The Germans prefer cottage cheese (a soft, moist and lumpy cheese made from curds and whey), while the Japanese add cornflour (cornstarch) and beaten egg whites to cream cheese to make a more soufflé-like dessert.
The Americans use cream cheese, a product accidentally discovered in 1872 by William Lawrence, a Chester, New York dairy farmer who was attempting to make his own version of Neufchatel. Soon after, another farmer from South Edmeston, NY produced a much smoother version. By 1875, Philadelphia cheese was on the market and still is now. Along with ricotta cheese and Quark, it is the cheese most used to make modern cheesecake.
I suppose I cannot mention either New York or Philadelphia without also mentioning their world-renowned cheesecakes:
New York Cheesecake is served as it comes – no fruit or sauce. It was invented by a German/Jewish immigrant, Arnold Reuben, after he experimented with a recipe for a cheese pie that had been served to him during a dinner party. He added extra egg yolks to the mixture to give it its unique flavour.
Philadelphia Cheesecake is much more flamboyant and comes with fruit or chocolate toppings, or anything you like.

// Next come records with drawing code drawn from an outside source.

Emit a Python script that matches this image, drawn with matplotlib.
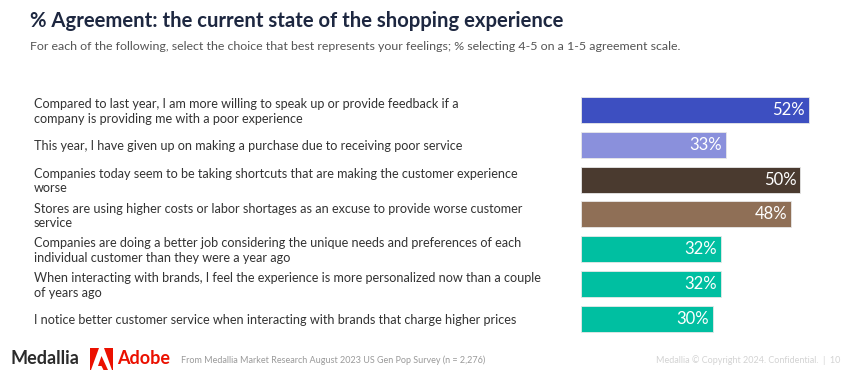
"""Recreate the '% Agreement' horizontal bar slide as out.png."""

import matplotlib

matplotlib.use("Agg")

import matplotlib.pyplot as plt
from matplotlib.patches import Polygon

# Survey statements (top to bottom) and % selecting 4-5.
statements = [
    "Compared to last year, I am more willing to speak up or provide feedback if a\n"
    "company is providing me with a poor experience",
    "This year, I have given up on making a purchase due to receiving poor service",
    "Companies today seem to be taking shortcuts that are making the customer experience\n"
    "worse",
    "Stores are using higher costs or labor shortages as an excuse to provide worse customer\n"
    "service",
    "Companies are doing a better job considering the unique needs and preferences of each\n"
    "individual customer than they were a year ago",
    "When interacting with brands, I feel the experience is more personalized now than a couple\n"
    "of years ago",
    "I notice better customer service when interacting with brands that charge higher prices",
]
agree_pct = [52, 33, 50, 48, 32, 32, 30]
bar_colors = ["#3d4fc1", "#8a90dc", "#4a3a2f", "#8f6f56", "#00bfa1", "#00bfa1", "#00bfa1"]

TITLE = "% Agreement: the current state of the shopping experience"
SUBTITLE = ("For each of the following, select the choice that best represents your feelings; "
            "% selecting 4-5 on a 1-5 agreement scale.")
SOURCE = "From Medallia Market Research August 2023 US Gen Pop Survey (n = 2,276)"
COPYRIGHT = "Medallia \u00a9 Copyright 2024. Confidential.  |  10"

plt.rcParams["font.family"] = ["Lato", "DejaVu Sans"]

W, H = 863, 379
fig = plt.figure(figsize=(W / 100, H / 100), dpi=100)

# Axes placed in pixel terms: zero line at x=581, bar centres at y=110 .. 319.
left, right = 581, 863
top, bottom = 92.6, 336.2
ax = fig.add_axes([left / W, 1 - bottom / H, (right - left) / W, (bottom - top) / H])
px_per_pct = 4.385
ax.set_xlim(0, (right - left) / px_per_pct)
ax.set_ylim(len(agree_pct) - 0.5, -0.5)
ax.axis("off")

ypos = list(range(len(agree_pct)))
ax.barh(ypos, agree_pct, height=0.75, color=bar_colors, edgecolor="#e8e8e8", linewidth=0.6)
for y, v in zip(ypos, agree_pct):
    ax.text(v - 0.9, y, f"{v}%", ha="right", va="center", color="white", fontsize=12)

# Statement labels, left aligned at x=34px, vertically on each bar.
trans = matplotlib.transforms.blended_transform_factory(fig.transFigure, ax.transData)
for y, s in zip(ypos, statements):
    ax.text(34 / W, y + 0.04, s, transform=trans, ha="left", va="center",
            fontsize=9.1, color="#333333", linespacing=1.25)

fig.text(30 / W, 1 - 21 / H, TITLE, ha="left", va="center",
         fontsize=14.6, fontweight="bold", color="#1d2740")
fig.text(30 / W, 1 - 46 / H, SUBTITLE, ha="left", va="center", fontsize=8.95, color="#555555")

# Footer: wordmarks, source and copyright.
fig.text(10 / W, 1 - 359 / H, "Medallia", ha="left", va="center",
         fontsize=13, fontweight="bold", color="#2b2b2b")
logo = [
    Polygon([(90, 348), (99, 348), (91, 370), (90, 370)], closed=True),
    Polygon([(104, 348), (113, 348), (113, 370), (112, 370)], closed=True),
    Polygon([(101.5, 356), (108, 370), (103.5, 370), (101.5, 366), (98, 366)], closed=True),
]
for p in logo:
    xy = p.get_xy()
    p.set_xy([(x / W, 1 - y / H) for x, y in xy])
    p.set_transform(fig.transFigure)
    p.set_facecolor("#eb1000")
    p.set_edgecolor("none")
    fig.patches.append(p)
fig.text(117 / W, 1 - 359 / H, "Adobe", ha="left", va="center",
         fontsize=13, fontweight="bold", color="#eb1000")
fig.text(181 / W, 1 - 360 / H, SOURCE, ha="left", va="center", fontsize=6.5, color="#9a9a9a")
fig.text(840 / W, 1 - 360 / H, COPYRIGHT, ha="right", va="center", fontsize=6.5, color="#d3d3d3")

fig.savefig("out.png", dpi=100)
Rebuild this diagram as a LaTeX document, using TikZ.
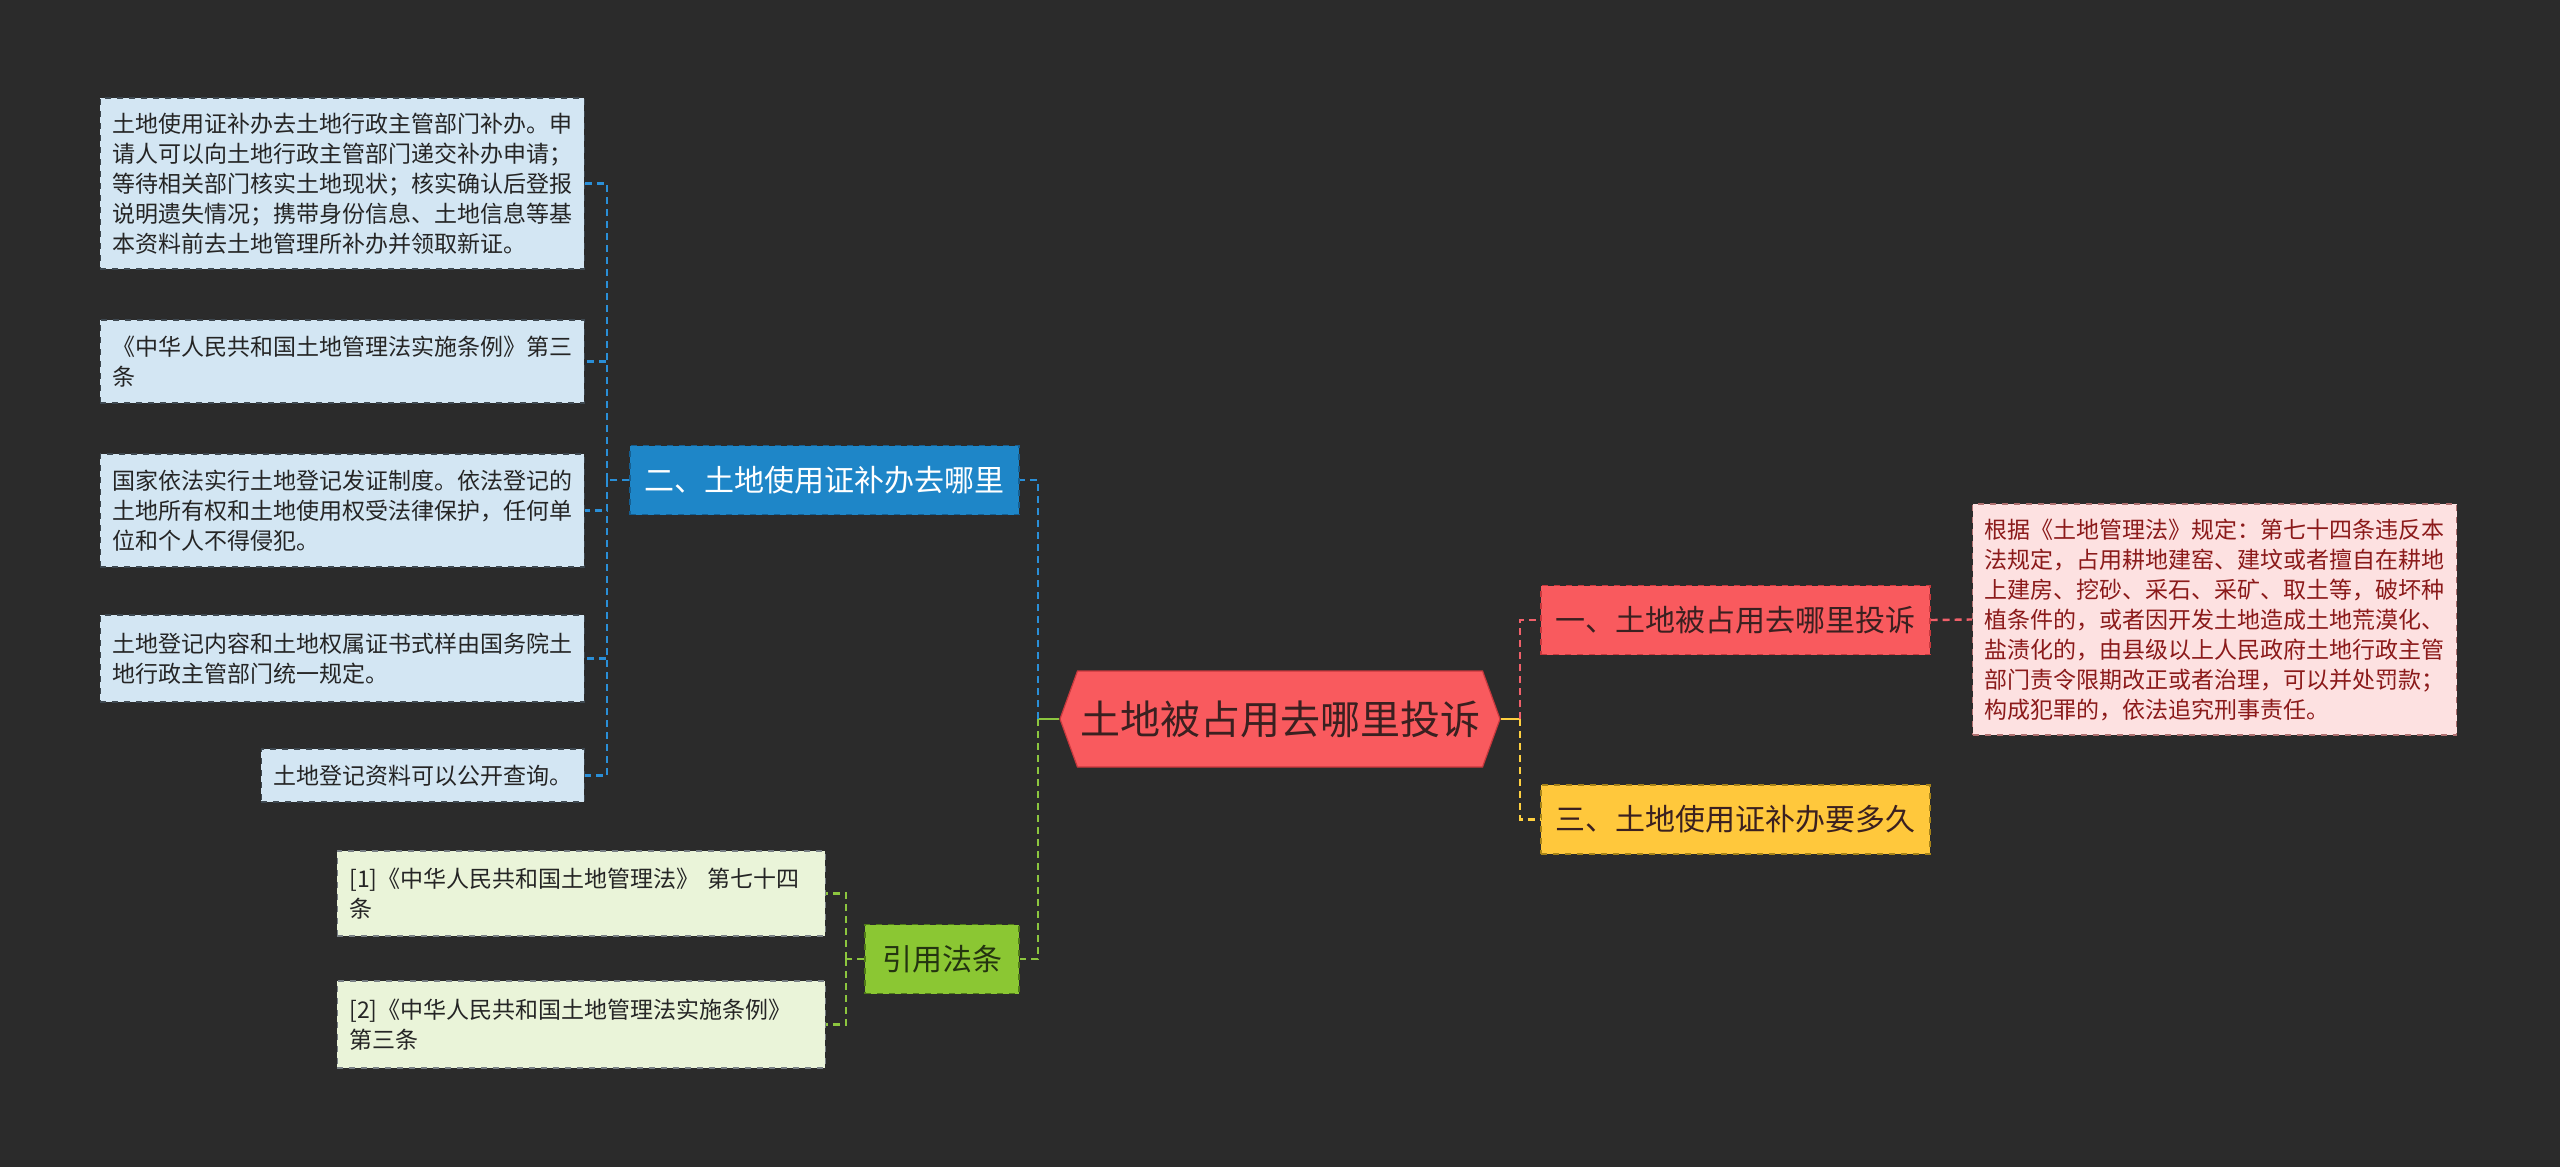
\documentclass[tikz,border=0pt]{standalone}
\usepackage{fontspec}
\setmainfont{Noto Sans CJK SC}
\usepackage{tikz}
\usetikzlibrary{positioning, shapes.symbols}

\definecolor{bgcol}{HTML}{2B2B2B}
\definecolor{redmain}{HTML}{F95A5E}
\definecolor{reddark}{HTML}{C8383D}
\definecolor{redleaf}{HTML}{FDE1E1}
\definecolor{redleafline}{HTML}{B07070}
\definecolor{redtext}{HTML}{8B1A1A}
\definecolor{redline}{HTML}{F0606A}
\definecolor{bluemain}{HTML}{1E86C8}
\definecolor{bluedark}{HTML}{155F92}
\definecolor{blueleaf}{HTML}{D3E6F3}
\definecolor{blueline}{HTML}{2A8FD8}
\definecolor{greenmain}{HTML}{8BC733}
\definecolor{greendark}{HTML}{4F7A18}
\definecolor{greenleaf}{HTML}{EAF4D9}
\definecolor{greenline}{HTML}{8CC63F}
\definecolor{greentext}{HTML}{243410}
\definecolor{yellowmain}{HTML}{FFC83C}
\definecolor{yellowdark}{HTML}{A88418}
\definecolor{yellowline}{HTML}{FFD040}
\definecolor{darktext}{HTML}{3A2020}
\definecolor{leaftext}{HTML}{252525}
\definecolor{leafline}{HTML}{3E4850}

\begin{document}
\begin{tikzpicture}[
  x=0.5pt, y=-0.5pt,
  rootbox/.style={shape=signal, signal to=east and west, signal pointer angle=140,
                  fill=redmain, draw=reddark, line width=0.6pt, inner sep=0pt,
                  minimum width=220pt, minimum height=48pt, text=darktext,
                  font=\fontsize{20}{24}\selectfont},
  branchbox/.style={draw, dashed, line width=0.6pt, inner xsep=7pt, inner ysep=0pt,
                    minimum height=34.5pt, font=\fontsize{15}{18}\selectfont},
  leafbox/.style={draw=leafline, dashed, line width=0.7pt, align=left, text=leaftext,
                  inner xsep=6pt, inner ysep=0pt, font=\fontsize{11.5}{15}\selectfont},
  link/.style={line width=1.2pt, dash pattern=on 3.5pt off 2.5pt},
]
  \fill[bgcol] (0, 0) rectangle (2560, 1167);

  \node[rootbox] (root) at (1280, 719) {土地被占用去哪里投诉};

  % right side
  \node[branchbox, fill=redmain, draw=reddark, text=darktext, minimum width=194.5pt]
       (whom) at (1735.5, 620) {一、土地被占用去哪里投诉};
  \node[branchbox, fill=yellowmain, draw=yellowdark, text=darktext, minimum width=194.5pt]
       (howlong) at (1735.5, 819.5) {三、土地使用证补办要多久};
  \node[leafbox, fill=redleaf, draw=redleafline, text=redtext, anchor=west,
        minimum height=115.5pt] (art74) at (1972, 619.5)
       {根据《土地管理法》规定：第七十四条违反本\\
        法规定，占用耕地建窑、建坟或者擅自在耕地\\
        上建房、挖砂、采石、采矿、取土等，破坏种\\
        植条件的，或者因开发土地造成土地荒漠化、\\
        盐渍化的，由县级以上人民政府土地行政主管\\
        部门责令限期改正或者治理，可以并处罚款；\\
        构成犯罪的，依法追究刑事责任。};

  % left side
  \node[branchbox, fill=bluemain, draw=bluedark, text=white, minimum width=194.5pt]
       (where) at (824.5, 480) {二、土地使用证补办去哪里};
  \node[branchbox, fill=greenmain, draw=greendark, text=greentext, minimum width=77pt]
       (cite) at (942, 959) {引用法条};

  \node[leafbox, fill=blueleaf, anchor=east, minimum height=85.5pt] (bl1) at (585, 183.5)
       {土地使用证补办去土地行政主管部门补办。申\\
        请人可以向土地行政主管部门递交补办申请；\\
        等待相关部门核实土地现状；核实确认后登报\\
        说明遗失情况；携带身份信息、土地信息等基\\
        本资料前去土地管理所补办并领取新证。};
  \node[leafbox, fill=blueleaf, anchor=east, minimum height=41.5pt] (bl2) at (585, 361.5)
       {《中华人民共和国土地管理法实施条例》第三\\条};
  \node[leafbox, fill=blueleaf, anchor=east, minimum height=56.5pt] (bl3) at (585, 510.5)
       {国家依法实行土地登记发证制度。依法登记的\\
        土地所有权和土地使用权受法律保护，任何单\\
        位和个人不得侵犯。};
  \node[leafbox, fill=blueleaf, anchor=east, minimum height=43.5pt] (bl4) at (585, 658.5)
       {土地登记内容和土地权属证书式样由国务院土\\地行政主管部门统一规定。};
  \node[leafbox, fill=blueleaf, anchor=east, minimum height=26.5pt] (bl5) at (585, 775.5)
       {土地登记资料可以公开查询。};

  \node[leafbox, fill=greenleaf, draw=leafline!70, anchor=east, text width=232pt,
        minimum height=42.5pt] (gl1) at (826, 893.5)
       {[1]《中华人民共和国土地管理法》 第七十四\\条};
  \node[leafbox, fill=greenleaf, draw=leafline!70, anchor=east, text width=232pt,
        minimum height=43.5pt] (gl2) at (826, 1024.5)
       {[2]《中华人民共和国土地管理法实施条例》\\第三条};

  \coordinate (lj) at (1038, 719);
  \coordinate (rj) at (1520, 719);
  \coordinate (bj) at (607, 480);
  \coordinate (gj) at (846, 959);

  \draw[greenline, line width=1.3pt] (root.west) -- (lj);
  \draw[yellowline, line width=1.3pt] (root.east) -- (rj);
  \draw[link, blueline] (lj) |- (where.east);
  \draw[link, greenline] (lj) |- (cite.east);
  \draw[link, redline] (rj) |- (whom.west);
  \draw[link, yellowline] (rj) |- (howlong.west);
  \draw[link, redline] (whom.east) -- (art74.west);

  \draw[link, blueline] (where.west) -- (bj);
  \draw[link, blueline] (bj) |- (bl1.east);
  \draw[link, blueline] (bj) |- (bl2.east);
  \draw[link, blueline] (bj) |- (bl3.east);
  \draw[link, blueline] (bj) |- (bl4.east);
  \draw[link, blueline] (bj) |- (bl5.east);

  \draw[link, greenline] (cite.west) -- (gj);
  \draw[link, greenline] (gj) |- (gl1.east);
  \draw[link, greenline] (gj) |- (gl2.east);
\end{tikzpicture}
\end{document}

Everyone has their own favourite cheesecake and I’ve made many versions over the years. Personally, I prefer chilled cheesecakes with no sugar added to the base. I like Bailey’s or coffee cheesecake, but my favourite is a plain one with cherry compote (whole fruits in sugar syrup) on top.
There are hundreds of recipes for cheesecake and I probably have quite a few of them in my 262 cookbooks. (And, yes, I did count them because I knew you’d ask!) There are quite a few more in the two boxes of recipes I’ve ripped out of magazines to ‘sort out later’. I’ve curbed my habit of buying cookbooks just for one or two recipes that catch my eye, but I still haven’t stopped myself ripping them out of magazines. There’s so much there, I can’t find what I want most of the time.
My daughter bought me a couple of special notebooks with pages and pockets to either write recipes in or slip them into and maybe, one day, I’ll get around to doing it. I could put all the recipes on disc or onto a memory stick for when I’m ‘gone’, but my daughter knows which cookery books I use the most – the one I’ve been writing recipes in since 1976, Delia Smith’s 1977 ‘Book of Cakes’ (which has a cheesecake section) and the ancient book I used for Domestic Science back in my schooldays, which has no cheesecake recipes but does tell you how to make things like junket, jugged hare, calf’s foot jelly, pig’s head brawn and boiled sheep brains. (Not that I make any of those!)
Forgive me if I don’t give you the recipe for the rather spectacular lemon, strawberry and passion fruit baked cheesecake in the photo below.
It’s one I made years ago and I can’t lay my hands on it right now.
Hmm, not sure I believe Jackie can’t find that recipe, but will give her the benefit of the doubt!